An election year is upon us, a time when the candidates’ words are carefully recorded and compared to what they said before, and how their personal lives match up to their words. It’s not always words that persuade the public—it’s body language. As the proverbial proverb says, “Actions speak louder than words.”
Being a teacher is an especially weighty responsibility. James warns, “Not many of you should presume to be teachers, my brothers, because you know that we who teach will be judged more strictly” (James 3:1). Teachers instruct others in order to guide their life, so the teacher’s life should be in line with what is taught. The teacher must be a model—a living lesson.
Recently, I addressed some seniors on three topics: “The Problem of Evil,” “Perseverance,” and “Job.” These are three weighty and controversial topics, and, of course, I had all the answers. Well, I had the Bible’s answers, so I knew I was right on target.
Wouldn’t you know that I immediately became a target myself. That’s nearly always the case. The apostle Paul said, “Therefore let him who thinks he stands take heed lest he fall” (1 Corinthians 10:12, NKJV). If we think we are standing firm, we become a lightning rod for Satan’s attacks, resting on a foundation of our own weaknesses. Solomon, the wisest man who ever lived, who also fell rather loudly, cautioned, “Do not be quick with your mouth, do not be hasty in your heart to utter anything before God. God is in heaven and you are on earth, so let your words be few” (Ecclesiastes 5:2).
As we deal with this latest setback, I am haunted by the words I spoke in those lessons. Did I really believe them? It was easy to be glib behind a lectern, sprinkling the lessons with the appropriate Hebrew and Greek terms, and the usual ad libs for comic relief and illustration. I could address others’ problems, and even sympathize with some, then walk away to eat lunch. But now the spotlight is on me. How will I respond to trials? Do I really believe what I said in front of God and everyone?
Peter, the great apostle, had to eat his words when he vowed, “Even if I have to die with You, I will not deny You!” (Matthew 26:35). Not long after, “Peter remembered the word which Jesus had said, ‘Before a rooster crows, you will deny Me three times.’ And he went out and wept bitterly” (Matthew 26:75). Hasty words came back to haunt Peter when the pressure was on.
The Pharisees were the religious group that most fiercely opposed Jesus. They preached the Word of God, but when the Word of God showed up in person, their actions were exposed by the light of his life, and they were shown to be hypocrites. “Then Jesus said to the crowds and to his disciples: ‘The teachers of the law and the Pharisees sit in Moses’ seat. So you must obey them and do everything they tell you. But do not do what they do, for they do not practice what they preach’” (Matthew 23:1–3).
Paul’s admonition to pastors applies to all men and women: “In everything set them an example by doing what is good. In your teaching show integrity, seriousness and soundness of speech that cannot be condemned, so that those who oppose you may be ashamed because they have nothing bad to say about us” (Titus 2:7, 8). If we aim to teach others, we must live out that teaching so that the enemies of the gospel cannot accuse us of wrongdoing.
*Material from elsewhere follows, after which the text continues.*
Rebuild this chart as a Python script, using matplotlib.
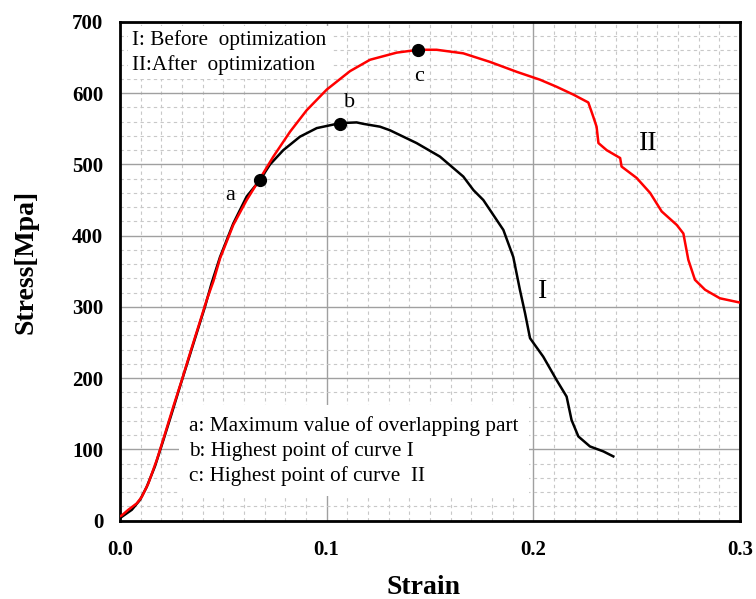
import matplotlib
matplotlib.use("Agg")
import matplotlib.pyplot as plt
from matplotlib.ticker import MultipleLocator, FixedLocator

plt.rcParams['font.family'] = ['Liberation Serif', 'DejaVu Serif']

strain_I = [0.0, 0.0008, 0.0057, 0.0097, 0.0129, 0.0169, 0.021, 0.025, 0.029, 0.033, 0.0371,
            0.0411, 0.0444, 0.0484, 0.0548, 0.0613, 0.0677, 0.0726, 0.079, 0.0871, 0.0952,
            0.1065, 0.1145, 0.1177, 0.1258, 0.1306, 0.1435, 0.1548, 0.1661, 0.171, 0.1758,
            0.1855, 0.1903, 0.1935, 0.196, 0.1984, 0.2048, 0.2113, 0.2161, 0.2185, 0.2218,
            0.2274, 0.2339, 0.2387]
stress_I = [3, 5, 15, 29, 47, 76, 113, 150, 188, 225, 263,
            300, 334, 370, 417, 455, 478, 500, 520, 539, 551,
            558, 559, 557, 553, 548, 530, 511, 483, 464, 450,
            408, 370, 324, 291, 256, 230, 197, 174, 141, 118,
            104, 97, 90]

strain_II = [0.0, 0.0008, 0.004, 0.0081, 0.0105, 0.0137, 0.0178, 0.0218, 0.0258, 0.0299,
             0.0339, 0.0379, 0.042, 0.0452, 0.0484, 0.0548, 0.0613, 0.0677, 0.0742, 0.0823,
             0.0903, 0.1, 0.1113, 0.121, 0.1339, 0.1444, 0.1532, 0.1661, 0.179, 0.192,
             0.2032, 0.2113, 0.2194, 0.2266, 0.229, 0.2306, 0.2315, 0.2355, 0.242, 0.2427,
             0.25, 0.2565, 0.2621, 0.2694, 0.2726, 0.275, 0.2782, 0.2831, 0.2903, 0.3]
stress_II = [6, 7, 15, 24, 33, 52, 85, 122, 160, 197,
             235, 272, 310, 336, 368, 415, 450, 480, 511, 546,
             576, 605, 631, 647, 657, 661, 661, 656, 644, 630,
             619, 609, 598, 587, 567, 553, 530, 520, 509, 497,
             481, 460, 434, 415, 403, 366, 338, 324, 312, 306]

point_labels = ['a', 'b', 'c']
point_strain = [0.0677, 0.1065, 0.1444]
point_stress = [478, 557, 661]

x_ticks = [0.0, 0.1, 0.2, 0.3]
x_tick_labels = ['0.0', '0.1', '0.2', '0.3']
y_ticks = [0, 100, 200, 300, 400, 500, 600, 700]

fig = plt.figure(figsize=(7.56, 5.99), dpi=100)
ax = fig.add_axes([120/756, 1 - 520.5/599, 620/756, 498.5/599])

ax.set_xlim(0, 0.3)
ax.set_ylim(0, 700)
ax.xaxis.set_major_locator(FixedLocator(x_ticks))
ax.set_xticklabels(x_tick_labels)
ax.yaxis.set_major_locator(FixedLocator(y_ticks))
ax.xaxis.set_minor_locator(MultipleLocator(0.01))
ax.yaxis.set_minor_locator(MultipleLocator(20))

ax.grid(which='major', color='#a0a0a0', linewidth=1.0, linestyle='-', zorder=0)
ax.grid(which='minor', color='#c8c8c8', linewidth=0.8, linestyle=(0, (3, 3)), zorder=0)
ax.set_axisbelow(True)
ax.tick_params(which='both', length=0)
ax.tick_params(axis='y', pad=12)
ax.tick_params(axis='x', pad=14)
for lab in ax.get_xticklabels() + ax.get_yticklabels():
    lab.set_fontweight('bold')
    lab.set_fontsize(15)

for s in ax.spines.values():
    s.set_linewidth(2.0)
    s.set_color('black')

ax.plot(strain_I, stress_I, color='black', linewidth=1.8, zorder=3)
ax.plot(strain_II, stress_II, color='#ff0000', linewidth=1.8, zorder=3)
ax.plot(point_strain, point_stress, 'o', color='black', markersize=8.5, zorder=5)

ax.set_xlabel('Strain', fontsize=20, fontweight='bold')
ax.set_ylabel('Stress[Mpa]', fontsize=20, fontweight='bold')
ax.xaxis.set_label_coords((423 - 120) / 620, -(588 - 520.5) / 498.5)
ax.yaxis.set_label_coords(-(120 - 26) / 620, (520.5 - 262) / 498.5)
ax.xaxis.label.set_va('center')
ax.yaxis.label.set_va('center')

# point labels
offsets = [(-0.0145, -22), (0.0045, 30), (0.0003, -37)]
for lbl, x, y, (dx, dy) in zip(point_labels, point_strain, point_stress, offsets):
    ax.text(x + dx, y + dy, lbl, fontsize=16, ha='center', va='center', zorder=6)

ax.text(0.2555, 530, 'II', fontsize=20, ha='center', va='center', zorder=6)
ax.text(0.2045, 321, 'I', fontsize=20, ha='center', va='center', zorder=6)

# top-left annotation
ax.text(0.006, 688, 'I: Before  optimization\nII:After  optimization', fontsize=15.3,
        ha='left', va='top', linespacing=1.3, zorder=4,
        bbox=dict(facecolor='white', edgecolor='none', pad=3))

# bottom legend text
ax.text(0.0335, 98, 'a: Maximum value of overlapping part\nb: Highest point of curve I\nc: Highest point of curve  II',
        fontsize=15.3, ha='left', va='center', linespacing=1.35, zorder=4,
        bbox=dict(facecolor='white', edgecolor='none', boxstyle='square,pad=0.5'))

fig.savefig('out.png', dpi=100)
Of course, circumstances often prevent us from keeping our word, and, while we are still in this world, we will stumble and make mistakes. After James warns about the stricter judgment for teachers, he allows, “We all stumble in many ways. If anyone is never at fault in what he says, he is a perfect man, able to keep his whole body in check” (James 3:2). However, it is the consistent character of our life that is under scrutiny.
Paul contended with those who claimed that they were favored by God because they kept the law: “If you rely on the law and brag about your relationship to God; if you know his will and approve of what is superior because you are instructed by the law; if you are convinced that you are a guide for the blind, a light for those who are in the dark, an instructor of the foolish, a teacher of infants, because you have in the law the embodiment of knowledge and truth—you, then, who teach others, do you not teach yourself? You who preach against stealing, do you steal? You who say that people should not commit adultery, do you commit adultery? You who abhor idols, do you rob temples? You who brag about the law, do you dishonor God by breaking the law? As it is written: ‘God’s name is blasphemed among the Gentiles because of you’” (Romans 2:17–24). In other words, people’s impression of God is based on whether or not you practice what you preach.
Peter vowed to never deny his Lord, but he did three times. However, he was grieved over his sin and was, therefore, restored three times (John 21:15–19). It’s called practice because we never perfect our obedience. But we must keep at it, because we are always on stage.